If we are talking about an ideal way to handle this stuff it is one thing. I agree with most of Patler's points on what the NFL did wrong. If, however, we are talking about what the NFL had the right to do (even if less than ideal) that's a whole different ball of wax.
The Pro Bowl is not a good example because there's nothing at stake. A storyline has to be created - the league has to give the game meaning.
Does your employer have the right to conduct its own investigation of something you've been accused to doing outside of work?
Many people are saying this.
I heard somebody in Ravens organization, perhaps the owner, give a very plausible explanation of what changed. He wanted to believe that something less brutal happened. He thought the woman was drunk, banged her head against the wall.
This sounds right to me. People are very good at believing what they badly hope is true. The video was a dose of reality and changed everything.

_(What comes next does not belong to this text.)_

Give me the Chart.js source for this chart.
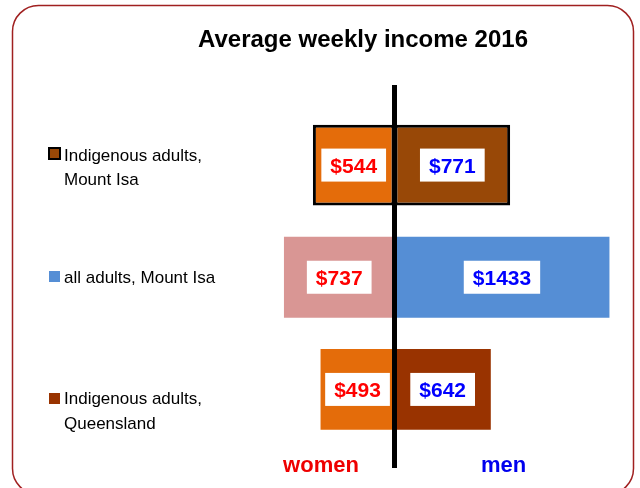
<!DOCTYPE html>
<html><head><meta charset="utf-8">
<script src="https://cdn.jsdelivr.net/npm/chart.js@4"></script>
<style>html,body{margin:0;padding:0;background:#fff}canvas{display:block}</style>
</head><body>
<canvas id="c" width="640" height="488"></canvas>
<script>
// ---- data ----
const categories = [["Indigenous adults,", "Mount Isa"], ["all adults, Mount Isa"], ["Indigenous adults,", "Queensland"]];
const women = [544, 737, 493];
const men = [771, 1433, 642];
const sideLabels = ["women", "men"];
const chartTitle = "Average weekly income 2016";

// ---- styles ----
const womenColors = ["#E46C0A", "#D99694", "#E46C0A"];
const menColors = ["#984807", "#558ED5", "#993300"];
const FONT = '"Liberation Sans", Arial, sans-serif';

const decor = {
  id: 'decor',
  beforeDraw(chart) {
    const ctx = chart.ctx;
    ctx.save(); ctx.fillStyle = '#fff'; ctx.fillRect(0, 0, chart.width, chart.height); ctx.restore();
  },
  afterDatasetsDraw(chart) {
    const ctx = chart.ctx, xs = chart.scales.x;
    const x0 = xs.getPixelForValue(0);
    ctx.save();
    // centre line
    ctx.fillStyle = '#000';
    ctx.fillRect(x0 - 2.5, 85, 5, 383);
    // value labels
    ctx.font = 'bold 21px ' + FONT;
    ctx.textAlign = 'center'; ctx.textBaseline = 'alphabetic';
    chart.data.datasets.forEach((ds, di) => {
      chart.getDatasetMeta(di).data.forEach((el, i) => {
        const txt = '$' + Math.abs(ds.data[i]);
        const cx = (el.x + el.base) / 2, cy = el.y;
        const w = ctx.measureText(txt).width + 18;
        ctx.fillStyle = '#fff';
        ctx.fillRect(cx - w / 2, cy - 16.5, w, 33);
        ctx.fillStyle = di === 0 ? '#FF0000' : '#0000FF';
        ctx.fillText(txt, cx, cy + 7.5);
      });
    });
    ctx.restore();
  },
  afterDraw(chart) {
    const ctx = chart.ctx;
    ctx.save();
    // frame
    ctx.strokeStyle = '#A02020'; ctx.lineWidth = 1.5;
    ctx.beginPath();
    ctx.roundRect(12.5, 5.5, 621, 489, 26);
    ctx.stroke();
    // title
    ctx.fillStyle = '#000';
    ctx.font = 'bold 24px ' + FONT;
    ctx.textAlign = 'center'; ctx.textBaseline = 'alphabetic';
    ctx.fillText(chartTitle, 363, 47);
    // legend
    const legendY = [[160.5, 185], [283], [404, 429]];
    const sqTop = [148, 271, 393];
    ctx.font = '17px ' + FONT;
    ctx.textAlign = 'left';
    categories.forEach((lines, i) => {
      ctx.fillStyle = menColors[i];
      ctx.fillRect(49, sqTop[i], 11, 11);
      if (i === 0) { ctx.strokeStyle = '#000'; ctx.lineWidth = 2; ctx.strokeRect(49, sqTop[i], 11, 11); }
      ctx.fillStyle = '#000';
      lines.forEach((t, k) => ctx.fillText(t, 64, legendY[i][k]));
    });
    // side labels
    ctx.font = 'bold 22px ' + FONT;
    ctx.textAlign = 'center';
    ctx.fillStyle = '#EE0000';
    ctx.fillText(sideLabels[0], 321, 472);
    ctx.fillStyle = '#0000EE';
    ctx.fillText(sideLabels[1], 503.5, 472);
    ctx.restore();
  }
};

new Chart(document.getElementById('c'), {
  type: 'bar',
  data: {
    labels: categories,
    datasets: [
      { label: sideLabels[0], data: women.map(v => -v), backgroundColor: womenColors,
        borderColor: '#000', borderWidth: [3, 0, 0], borderSkipped: false },
      { label: sideLabels[1], data: men, backgroundColor: menColors,
        borderColor: '#000', borderWidth: [3, 0, 0], borderSkipped: false }
    ]
  },
  options: {
    indexAxis: 'y',
    responsive: false,
    animation: false,
    layout: { padding: { left: 259.5, right: 20.5, top: 109, bottom: 42.5 } },
    datasets: { bar: { categoryPercentage: 1, barPercentage: 0.72 } },
    scales: {
      x: { display: false, stacked: true, min: -900, max: 1500 },
      y: { display: false, stacked: true }
    },
    plugins: { legend: { display: false }, title: { display: false }, tooltip: { enabled: false } }
  },
  plugins: [decor]
});
</script>
</body></html>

You'd like to think these were data-driven decisions from the league but it certainly doesn't seem that way. Seems like Goodell renders judgment base on his horoscope that day.
Rice should just do and say everything Vick said to get reinstated replacing the word "dogs" with "women." If you can manipulate the media to get kicked out you can manipulate them to get back in.
You and Patler need sensitivity training. Get more in touch with your feelings, soften your hearts. Become fully human.
BTW, I hate the NFL for sort-of the opposite reason: too much player movement. Just when I start to really like an individual player, like James Jones, he was gone. I hated that minnie-me center, Scott Wells. Then I warmed up to him and he left. I agree with Seinfeld's old joke that the only thing that stays constant with pro sports are the uniforms, so we're cheering for laundry.